DATA LINES.
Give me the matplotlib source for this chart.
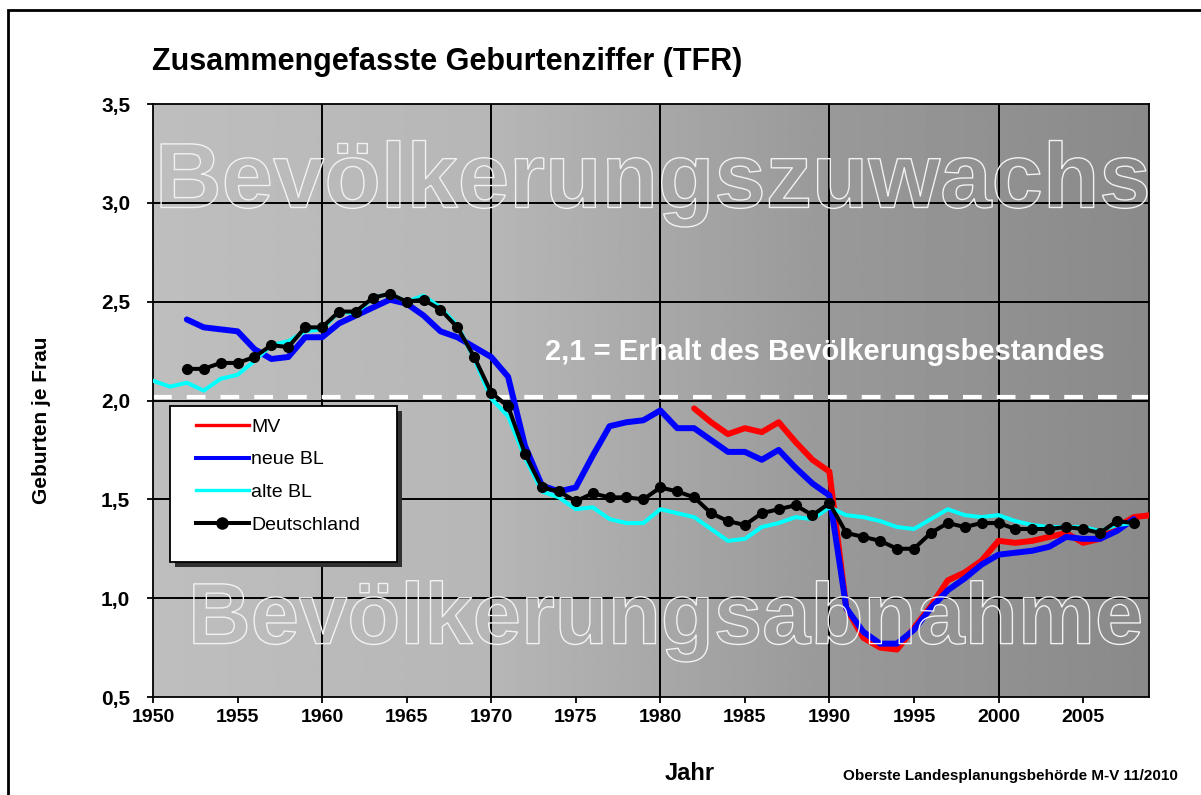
import numpy as np
import matplotlib
matplotlib.use("Agg")
import matplotlib.pyplot as plt
from matplotlib.lines import Line2D
from matplotlib.patches import Rectangle
import matplotlib.patheffects as pe

# TFR values
years_mv = list(range(1982, 2010))
tfr_mv = [1.96, 1.89, 1.83, 1.86, 1.84, 1.89, 1.79, 1.70, 1.64, 0.95,
          0.80, 0.75, 0.74, 0.85, 0.96, 1.09, 1.13, 1.19, 1.29, 1.28,
          1.29, 1.31, 1.33, 1.28, 1.30, 1.36, 1.41, 1.42]

years_neu = list(range(1952, 2009))
tfr_neu = [2.41, 2.37, 2.36, 2.35, 2.26, 2.21, 2.22, 2.32, 2.32, 2.39,
           2.43, 2.47, 2.51, 2.49, 2.43, 2.35, 2.32, 2.27, 2.22, 2.12,
           1.77, 1.57, 1.54, 1.56, 1.72, 1.87, 1.89, 1.90, 1.95, 1.86,
           1.86, 1.80, 1.74, 1.74, 1.70, 1.75, 1.66, 1.58, 1.52, 0.95,
           0.83, 0.77, 0.77, 0.84, 0.95, 1.04, 1.10, 1.17, 1.22, 1.23,
           1.24, 1.26, 1.31, 1.30, 1.30, 1.34, 1.40]

years_alt = list(range(1950, 2009))
tfr_alt = [2.10, 2.07, 2.09, 2.05, 2.11, 2.13, 2.20, 2.28, 2.30, 2.35,
           2.36, 2.45, 2.44, 2.52, 2.54, 2.50, 2.53, 2.47, 2.38, 2.21,
           2.01, 1.92, 1.71, 1.54, 1.51, 1.45, 1.46, 1.40, 1.38, 1.38,
           1.45, 1.43, 1.41, 1.35, 1.29, 1.30, 1.36, 1.38, 1.41, 1.40,
           1.46, 1.42, 1.41, 1.39, 1.36, 1.35, 1.40, 1.45, 1.42, 1.41,
           1.42, 1.39, 1.37, 1.36, 1.36, 1.36, 1.34, 1.37, 1.38]

years_de = list(range(1952, 2009))
tfr_de = [2.16, 2.16, 2.19, 2.19, 2.22, 2.28, 2.27, 2.37, 2.37, 2.45,
          2.45, 2.52, 2.54, 2.50, 2.51, 2.46, 2.37, 2.22, 2.04, 1.97,
          1.73, 1.56, 1.54, 1.49, 1.53, 1.51, 1.51, 1.50, 1.56, 1.54,
          1.51, 1.43, 1.39, 1.37, 1.43, 1.45, 1.47, 1.42, 1.48, 1.33,
          1.31, 1.29, 1.25, 1.25, 1.33, 1.38, 1.36, 1.38, 1.38, 1.35,
          1.35, 1.35, 1.36, 1.35, 1.33, 1.39, 1.38]

erhalt = 2.02
x_ticks = list(range(1950, 2006, 5))
decades = [1960, 1970, 1980, 1990, 2000]
y_ticks = [0.5, 1.0, 1.5, 2.0, 2.5, 3.0, 3.5]
y_labels = ["0,5", "1,0", "1,5", "2,0", "2,5", "3,0", "3,5"]

W, H = 1201, 795
fig = plt.figure(figsize=(W / 100, H / 100), dpi=100)


def fx(px):
    return px / W


def fy(py):
    return 1 - py / H


ax = fig.add_axes([fx(153), fy(697), fx(1149) - fx(153), fy(104) - fy(697)])
xmin, xmax = 1950, 2008.9

# grey gradient background
gx = np.linspace(0, 1, 500)
levels = np.interp(gx, [0, 0.34, 0.68, 1.0], [0.745, 0.715, 0.6, 0.54])
ax.imshow(np.tile(levels, (2, 1)), cmap="gray", vmin=0, vmax=1,
          extent=[xmin, xmax, 0.5, 3.5], aspect="auto", zorder=0,
          interpolation="bilinear")

for d in decades:
    ax.axvline(d, color="black", lw=1.4, zorder=1)
for v in y_ticks[1:-1]:
    ax.axhline(v, color="black", lw=1.4, zorder=1)

ax.axhline(erhalt, color="white", lw=3, dashes=(4.5, 3.6), zorder=2)

ax.plot(years_mv, tfr_mv, color="#ff0000", lw=4.3, solid_joinstyle="round",
        solid_capstyle="round", zorder=3)
ax.plot(years_neu, tfr_neu, color="#0000ff", lw=4.3, solid_joinstyle="round",
        solid_capstyle="round", zorder=3)
ax.plot(years_alt, tfr_alt, color="#00ffff", lw=2.9, solid_joinstyle="round",
        zorder=3)
ax.plot(years_de, tfr_de, color="black", lw=2.9, marker="o", ms=7,
        solid_joinstyle="round", zorder=4)

ax.set_xlim(xmin, xmax)
ax.set_ylim(0.5, 3.5)
ax.set_xticks(x_ticks)
ax.set_xticklabels([str(x) for x in x_ticks], family="Liberation Sans",
                   fontweight="bold", fontsize=14)
ax.set_yticks(y_ticks)
ax.set_yticklabels(y_labels, family="Liberation Sans", fontweight="bold",
                   fontsize=15)
ax.tick_params(axis="x", direction="out", length=4.3, width=1.3, pad=4)
ax.tick_params(axis="y", direction="out", length=4.3, width=1.3, pad=12)
for s in ax.spines.values():
    s.set_linewidth(1.3)
    s.set_color("black")

# outlined background words
outline = [pe.Stroke(linewidth=1.0, foreground="#f2f2f2")]
ax.text(0.502, 0.866, "Bevölkerungszuwachs", transform=ax.transAxes,
        ha="center", va="center", fontsize=66.5, fontweight="bold",
        family="Liberation Sans", color="none", path_effects=outline, zorder=6)
ax.text(0.514, 0.128, "Bevölkerungsabnahme", transform=ax.transAxes,
        ha="center", va="center", fontsize=62.5, fontweight="bold",
        family="Liberation Sans", color="none", path_effects=outline, zorder=6)

fig.text(fx(825), fy(352), "2,1 = Erhalt des Bevölkerungsbestandes",
         ha="center", va="center", fontsize=21, fontweight="bold",
         family="Liberation Sans", color="white", zorder=7)

# legend box with shadow
fig.patches.append(Rectangle((fx(175), fy(567)), fx(227), fy(0) - fy(156),
                             transform=fig.transFigure, facecolor="#303030",
                             edgecolor="none", zorder=8))
fig.patches.append(Rectangle((fx(170), fy(562)), fx(227), fy(0) - fy(156),
                             transform=fig.transFigure, facecolor="white",
                             edgecolor="black", lw=1.3, zorder=9))
handles = [
    Line2D([], [], color="#ff0000", lw=2.4),
    Line2D([], [], color="#0000ff", lw=2.9),
    Line2D([], [], color="#00ffff", lw=2.4),
    Line2D([], [], color="black", lw=2.9, marker="o", ms=8),
]
leg = fig.legend(handles, ["MV", "neue BL", "alte BL", "Deutschland"],
                 loc="upper left", bbox_to_anchor=(fx(196), fy(418)),
                 frameon=False, borderpad=0, borderaxespad=0,
                 handlelength=2.7, handletextpad=0.15, labelspacing=0.78,
                 prop={"family": "Liberation Sans", "size": 14})
leg.set_zorder(10)

fig.text(fx(152), fy(62), "Zusammengefasste Geburtenziffer (TFR)",
         ha="left", va="center", fontsize=22, fontweight="bold",
         family="Liberation Sans")
fig.text(fx(42), fy(420), "Geburten je Frau", rotation=90, ha="center",
         va="center", fontsize=15, family="Liberation Sans",
         fontweight="bold")
fig.text(fx(690), fy(773), "Jahr", ha="center", va="center", fontsize=17,
         fontweight="bold", family="Liberation Sans")
fig.text(fx(1178), fy(776), "Oberste Landesplanungsbehörde M-V 11/2010",
         ha="right", va="center", fontsize=11, fontweight="bold",
         family="Liberation Sans")

# outer frame
fig.patches.append(Rectangle((fx(8), fy(830)), 1.1, fy(10) - fy(830),
                             transform=fig.transFigure, fill=False,
                             edgecolor="black", lw=2, zorder=11))

fig.savefig("out.png", dpi=100)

INSTRUCTIONS FOR THE TASK.
The lines from the start of the data through the line that contains "import matplotlib.patheffects as pe" are to be returned exactly, please, with both ends included and every picture left out.

OUTPUT BELOW.
Give me the matplotlib source for this chart.
import numpy as np
import matplotlib
matplotlib.use("Agg")
import matplotlib.pyplot as plt
from matplotlib.lines import Line2D
from matplotlib.patches import Rectangle
import matplotlib.patheffects as pe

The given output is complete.